From the peace and serenity of Monet’s Gondola in Venice to the tempestuous action of Bakhuizen’s Battle of Vigo Bay, there’s no disputing that the ocean, and sailing in particular, has inspired some of history’s truly great fine art.
In the modern era, it would be hard to argue that sailing comes any more thrilling than that witnessed during the America’s Cup and what better opportunity to immortalise this sport in paint and canvas than in the lead up to the 2017 finals in Bermuda?
To this end fine artist Jeremy Houghton, whose previous works range from London Fashion Week to the 2012 Olympic games, has been revealed as the official artist in residence of Land Rover BAR. We caught up with him to talk about the artistic appeal of the America’s Cup, his plans for the series and why being able to help the 1851 Trust is so important to the project.
What drew you to this project?
My background is as a sporting artist and when I paint I work with movement, light, time and space. I did a lot of work around the 2012 Olympics and spent time in Weymouth where the sailing events were held - the light, the spray, the movement and the speed mean the artistic possibilities of sailing are endless.
When I heard Ben Ainslie was putting together a team for the America’s Cup it was very much at the top of my list of projects. The America’s Cup is so exciting and the sailing is immense. Of course, the other brilliant thing about painting sailing is that you get to go out on a RIB or chase boat and have a great time instead of just watching from the touchline.
How will painting the America’s Cup be different to painting the Olympics?
When I’m not painting sporting events the other big theme I work with is flight.
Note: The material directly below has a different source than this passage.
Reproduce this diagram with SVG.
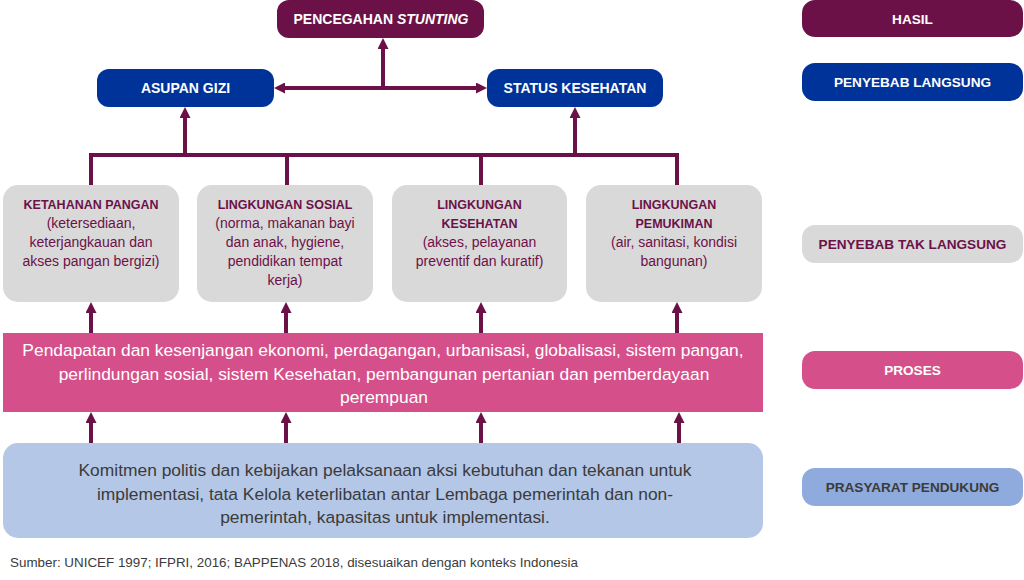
<svg xmlns="http://www.w3.org/2000/svg" width="1024" height="580" viewBox="0 0 1024 580">
<style>
text{font-family:"Liberation Sans",Arial,sans-serif;text-anchor:middle}
.b{font-weight:bold}
.w{fill:#fff}
.p{fill:#6C1148}
.d{fill:#3B3B3B}
.t{font-size:14px}
.gt{font-size:12.5px;font-weight:bold;fill:#6C1148}
.gb{font-size:14px;fill:#6C1148}
.big{font-size:17.4px}
.lg{font-size:13.6px;font-weight:bold}
.c{fill:none;stroke:#6C1148;stroke-width:4}
.a{marker-end:url(#ah)}
</style>
<defs>
<marker id="ah" viewBox="0 0 11 11" markerWidth="11" markerHeight="11" refX="5" refY="5.5" markerUnits="userSpaceOnUse" orient="auto-start-reverse">
<path d="M0,0 L11,5.5 L0,11 z" fill="#6C1148"/>
</marker>
</defs>
<rect width="1024" height="580" fill="#fff"/>

<g id="connectors">
<path class="c a" d="M383,88 V44"/>
<path class="c a" d="M280,88 H481" marker-start="url(#ah)"/>
<path class="c" d="M91,185 V155 H677 V185 M287,155 V185 M481,155 V185"/>
<path class="c a" d="M185,155 V113"/>
<path class="c a" d="M575,155 V113"/>
<path class="c a" d="M91,333 V308"/>
<path class="c a" d="M286,333 V308"/>
<path class="c a" d="M481,333 V308"/>
<path class="c a" d="M677,333 V308"/>
<path class="c a" d="M91,443 V418"/>
<path class="c a" d="M286,443 V418"/>
<path class="c a" d="M481,443 V418"/>
<path class="c a" d="M679,443 V418"/>
</g>

<g id="pencegahan">
<rect x="277" y="0" width="207" height="38" rx="12" fill="#6C1148"/>
<text x="381" y="24" class="t b w"><tspan>PENCEGAHAN </tspan><tspan font-style="italic">STUNTING</tspan></text>
</g>
<g id="asupan">
<rect x="97" y="69" width="177" height="38" rx="12" fill="#003399"/>
<text x="185.5" y="93" class="t b w">ASUPAN GIZI</text>
</g>
<g id="status">
<rect x="487" y="69" width="176" height="38" rx="12" fill="#003399"/>
<text x="575" y="93" class="t b w">STATUS KESEHATAN</text>
</g>

<g id="ketahanan">
<rect x="3" y="185" width="176" height="117" rx="15" fill="#D9D9D9"/>
<text x="91" y="208.5" class="gt">KETAHANAN PANGAN</text>
<text x="91" y="228" class="gb">(ketersediaan,</text>
<text x="91" y="247" class="gb">keterjangkauan dan</text>
<text x="91" y="266" class="gb">akses pangan bergizi)</text>
</g>
<g id="sosial">
<rect x="197" y="185" width="176" height="117" rx="15" fill="#D9D9D9"/>
<text x="285" y="208.5" class="gt">LINGKUNGAN SOSIAL</text>
<text x="285" y="228" class="gb">(norma, makanan bayi</text>
<text x="285" y="247" class="gb">dan anak, hygiene,</text>
<text x="285" y="266" class="gb">pendidikan tempat</text>
<text x="285" y="284.5" class="gb">kerja)</text>
</g>
<g id="kesehatan">
<rect x="392" y="185" width="175" height="117" rx="15" fill="#D9D9D9"/>
<text x="479.5" y="208.5" class="gt">LINGKUNGAN</text>
<text x="479.5" y="227.5" class="gt">KESEHATAN</text>
<text x="479.5" y="247" class="gb">(akses, pelayanan</text>
<text x="479.5" y="266" class="gb">preventif dan kuratif)</text>
</g>
<g id="pemukiman">
<rect x="586" y="185" width="176" height="117" rx="15" fill="#D9D9D9"/>
<text x="674" y="208.5" class="gt">LINGKUNGAN</text>
<text x="674" y="227.5" class="gt">PEMUKIMAN</text>
<text x="674" y="247" class="gb">(air, sanitasi, kondisi</text>
<text x="674" y="266" class="gb">bangunan)</text>
</g>

<g id="proses-bar">
<rect x="3" y="333" width="760" height="79" fill="#D5508A"/>
<text x="383" y="356" class="big w">Pendapatan dan kesenjangan ekonomi, perdagangan, urbanisasi, globalisasi, sistem pangan,</text>
<text x="384" y="379.5" class="big w">perlindungan sosial, sistem Kesehatan, pembangunan pertanian dan pemberdayaan</text>
<text x="384" y="403" class="big w">perempuan</text>
</g>

<g id="prasyarat-box">
<rect x="3" y="443" width="760" height="95" rx="15" fill="#B4C7E7"/>
<text x="385" y="476" class="big d">Komitmen politis dan kebijakan pelaksanaan aksi kebutuhan dan tekanan untuk</text>
<text x="385" y="499.5" class="big d">implementasi, tata Kelola keterlibatan antar Lembaga pemerintah dan non-</text>
<text x="385" y="523" class="big d">pemerintah, kapasitas untuk implementasi.</text>
</g>

<g id="sumber">
<text x="10" y="567" style="text-anchor:start;font-size:13.4px" class="d">Sumber: UNICEF 1997; IFPRI, 2016; BAPPENAS 2018, disesuaikan dengan konteks Indonesia</text>
</g>

<g id="legend-hasil">
<rect x="802" y="0" width="221" height="37" rx="13" fill="#6C1148"/>
<text x="912.5" y="23.5" class="lg w">HASIL</text>
</g>
<g id="legend-langsung">
<rect x="802" y="63" width="221" height="38" rx="13" fill="#003399"/>
<text x="912.5" y="87" class="lg w">PENYEBAB LANGSUNG</text>
</g>
<g id="legend-tak-langsung">
<rect x="802" y="225" width="221" height="38" rx="13" fill="#D9D9D9"/>
<text x="912.5" y="249" class="lg p">PENYEBAB TAK LANGSUNG</text>
</g>
<g id="legend-proses">
<rect x="802" y="351" width="221" height="38" rx="13" fill="#D5508A"/>
<text x="912.5" y="375" class="lg w">PROSES</text>
</g>
<g id="legend-prasyarat">
<rect x="802" y="468" width="221" height="38" rx="13" fill="#8FAADC"/>
<text x="912.5" y="492" class="lg d">PRASYARAT PENDUKUNG</text>
</g>
</svg>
One brief look at images of the new America’s Cup yachts shows that these boats literally fly. In many ways this project with BAR is a mixture of my two main forms and I really hope I can represent this amazing hydrodynamic and aerodynamic technology in my work.
You have a very distinctive, almost monochromatic style. How do you think this helps capture the motion and energy of sailing?
I’ve developed a technique using masking fluid which basically seals all the parts of the paper I want to keep white. The final result has echoes of old, vintage photography or negatives but it also has a very futuristic feel - it eliminates details and just leaves the bare essentials which is really important when portraying speed.
The lack of colour in my work also makes the viewer focus on the key bits of the composition and that helps convey the story I’m trying to tell. If you look at any great sporting event, it’s not just the heroes of the past that matter but the heroes of the future too, and it’s important to me to represent this narrative in my work.
What will the creative process between yourself and the BAR team look like?
I’m going to spend one week per month at BAR’s headquarters in Portsmouth until the Bermuda final in 2017, as well as heading out to at least one of the World Series events with them.
These international events and the final race are really important – and I really hope they take the gold – but I think life off the boat is just as important as life on the boat. There’s a massive team backing up the five guys on the boat and it takes a lot of blood, sweat, tears, perseverance and hard work to get them to the final. I really want to make sure I represent the people who design and build the boats, as well as those who sail them.
Tell us a little bit about the charitable angle of the project.
I’m working in conjunction with the 1851 Trust to help raise money for them through exhibitions and the sale of the works. The details haven’t quite been finalised yet but I hope that I am in some way able to get kids from lots of different backgrounds into sailing and show them that it can be about design and technology and science as well as the actual act of sailing.